My last two paragraphs

Sep 29, 2008 19:10

Essentially the bottomline is education, health care, and housing are probably all way overpriced (not to mention food, energy, etc.). There are intagible sets of market factors that individually don't account for much but taken as a whole provide major differences. A bad but demonstrative analogy would be the mob mentality (irration exuberance!) of the stock market. Behavioral economics (which attempt to explain the influence of human behavior in market actions) is a field that is only recently gaining attention but for which there have been substantive studies.

Essentially all economic classes explain things in terms of "rational consumers." Ones who always go for the better deal, who always choose more later over less now, and who generally seek out and choose the best options. The inherent flaws in explaining behavior are glaring. It's great for creating conceptual models but hardly appropriate in explaining "actual consumers." Thus, behavioral economics.

Market psychology demonstrates and attempts to explain things like "loss aversion" (that losses are more psychologically affecting than gains), and explain how, against rational expectations, these behaviors appear. The field naturally extends into evolutionary psychology which makes for an interesting connection between explaining market behaviors and linking economic and scientific models (IF YOU ARE INTO THAT SORT OF THING LOL).

MOVING ON NOW!

Back in the 50s it was still possible for many Americans to persist on a single parent's income and still manage to have a suburban household with a child or two. However much of this is a myth I cannot say, but I know for certain it is very hard nowadays to live with the same relative comforts on a single income. Which leads back to the idea of "lifetime incomes."

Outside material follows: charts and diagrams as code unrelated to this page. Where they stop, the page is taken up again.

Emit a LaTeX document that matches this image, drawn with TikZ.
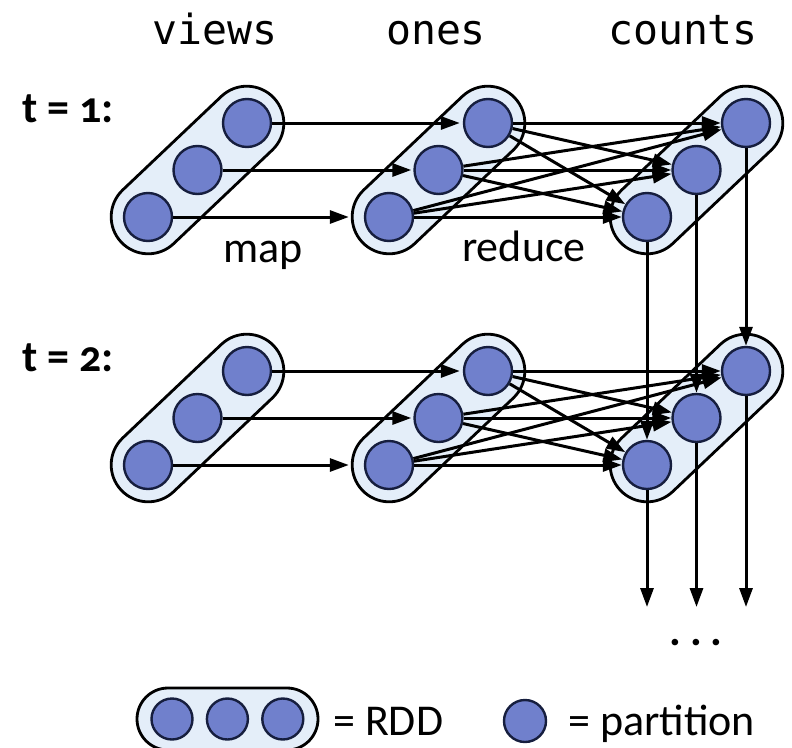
\documentclass[tikz,border=0pt]{standalone}
\usepackage{fontspec}
\setmainfont{Carlito}
\newfontfamily\etiq[Numbers=OldStyle]{Carlito}
\newfontfamily\mono{DejaVu Sans Mono}
\usetikzlibrary{positioning, arrows.meta}
\definecolor{azulpart}{RGB}{112,128,204}
\definecolor{bordepart}{RGB}{22,30,62}
\definecolor{azulrdd}{RGB}{228,238,249}
\tikzset{flecha/.style={line width=3pt, -{Triangle[length=19pt, width=13pt]}}}
\tikzset{particion/.style={draw=bordepart, circle, fill=azulpart, line width=2.4pt, minimum size=48pt, inner sep=0pt}}
\tikzset{rdd/.style={draw, rectangle, rounded corners=37pt, fill=azulrdd, line width=2.8pt, minimum width=210pt, minimum height=74pt}}
\tikzset{texto/.style={inner sep=0pt, anchor=base west, font=\fontsize{44}{50}\selectfont}}

\begin{document}
\begin{tikzpicture}[
            x = 1pt, y = -1pt
        ]
            \useasboundingbox (0,0) rectangle (792,747);

            % columnas
            \node[inner sep=0pt, anchor=base, font=\mono\fontsize{41.5}{48}\selectfont] (views) at (215,44) {views};
            \node[inner sep=0pt, anchor=base, font=\mono\fontsize{41.5}{48}\selectfont] (ones) at (436,44) {ones};
            \node[inner sep=0pt, anchor=base, font=\mono\fontsize{41.5}{48}\selectfont] (counts) at (683,44) {counts};

            \node[texto, font=\etiq\bfseries\fontsize{44}{50}\selectfont] (t1) at (22,122) {t = 1:};
            \node[texto, font=\etiq\bfseries\fontsize{44}{50}\selectfont] (t2) at (22,371) {t = 2:};

            % RDDs y particiones
            \foreach \col/\x in {v/148, o/389, c/647} {
                \foreach \row/\y in {1/217, 2/465} {
                    \node[rdd, rotate=43.5] (\col\row) at (\x+49.5,\y-47) {};
                    \foreach \i in {0,1,2}
                        \node[particion] (\col\row\i) at (\x+49.5*\i,\y-47*\i) {};
                }
            }

            % map y reduce
            \foreach \row in {1,2} {
                \foreach \i/\s in {0/15pt, 1/2pt, 2/3pt} {
                    \draw[flecha, shorten >=\s] (v\row\i) to [] (o\row\i);
                    \foreach \j in {0,1,2}
                        \draw[flecha] (o\row\i) to [] (c\row\j);
                }
            }

            \node[texto] (map) at (223,262) {map};
            \node[texto] (reduce) at (462,261) {reduce};

            % de t = 1 a t = 2 y siguientes
            \foreach \i in {0,1,2} {
                \coordinate (fin\i) at (c2\i |- 0,607);
                \draw[flecha] (c1\i) to [] (c2\i);
                \draw[flecha] (c2\i) to [] (fin\i);
            }
            \node[inner sep=0pt, anchor=base, font=\bfseries\fontsize{44}{50}\selectfont] (dots) at (696,645) {.\hspace{9pt}.\hspace{9pt}.};

            % leyenda
            \node[rdd, minimum width=181pt, minimum height=62pt, rounded corners=31pt] (rddley) at (227.5,719) {};
            \node[particion, minimum size=41pt] (p1) at (172,719) {};
            \node[particion, minimum size=41pt, right=12pt of p1] (p2) {};
            \node[particion, minimum size=41pt, right=12pt of p2] (p3) {};
            \node[texto] (eqrdd) at (333,735) {= RDD};
            \node[particion, minimum size=42pt] (pley) at (525,721) {};
            \node[texto] (eqpart) at (568,735) {= partition};
        \end{tikzpicture}
\end{document}
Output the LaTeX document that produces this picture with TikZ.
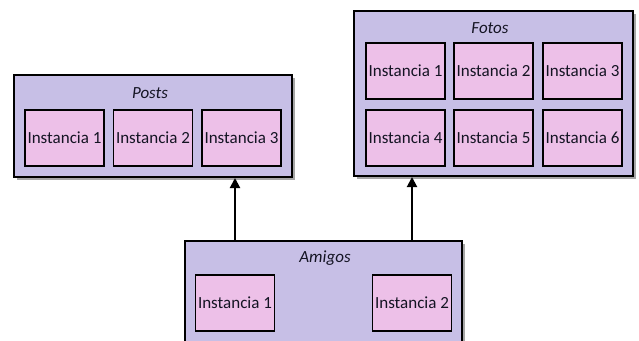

Things like mortgages and large loans given for things like education, things that are paid in very long-term durations and in small parcels over that time, are effectively based on the idea of lifetime incomes. Since the market in the long-term is always slated to grow (as it will and always has), since a college degree nowadays equates to assured employment (YA RITE), since we can bit by bit stretch rising costs of prospective lifetime incomes, since parents are generally guarantors and there are always two parents who also have two lifetime-incomes, since many of these loans and other costs are assuaged by grants, scholarships, federal aid, just how much can these prices be stretched without affecting market demand?

Any free-market economist will tell you, the market is self-regulating and rising costs will always be met with lowering demand. This is a little idealistic as far as these things go. In order for that to happen in real life everyone considering a college degree would measure the gains of a college education against the opportunity cost of starting to do work now. I can safely assume no one does that and furthermore the notion that you *NEED* a college degree (and a college experience) is only becoming more pervasive. Thus we have artificial demand created based on cultural norms, long-term economic viability, and a host of other contributing factors that are difficult to measure.

Supposedly these all somehow figure into the free market, or with deregulation the prices would be a more accurate reflection, but human psychology doesn't play out well in these sort of things. If I think I need the education in order to persist in the system, then I will probably pay the price anyways even if I can't afford it. Is it often that people turn down ivy league acceptance because they can't afford it? Probably to a certain degree, but those school reputations alone make it mighty hard I'm sure. Does that mean they can afford it?

As far as I'm concerned taking out a loan is the first sign I can't afford something. It will essentially represent a tax on the rest of my life (if I buy a house I guess). But credit puts us face to face with a psychological choice as much as an economic one. I have a credit card, I can buy something on the presumption that I can pay it off later. But if I can pay for it later, do I really need it now? Credit cards are the lubricant of consumerism.

Credit too, if you want to extend the metaphor. If we are only now coming to realize that our current consumerism isn't sustainable (more on that later), how long before we hit the Real Iceberg. I think I can ask pretty safely, given the state of things in a global sense, can we really afford to be at war? Not in terms of the national debt or anything like that. Can we, humanity as a whole, afford to be in bloody conflict facing the momentous problems that are occurring right now?

Can we ever? Probably, actually. Not now though. As far as I can tell we are awaiting the final moment when humanity collapses in on itself, a shitty morass of hubris and selfishness.

But, of course, you have to remember, despite all of this, I have always been an optimist.

P.S. This probably all equates to some kind of bizarre rambling and poorly constructed thought-sterbation. At least I get to vent for a bit!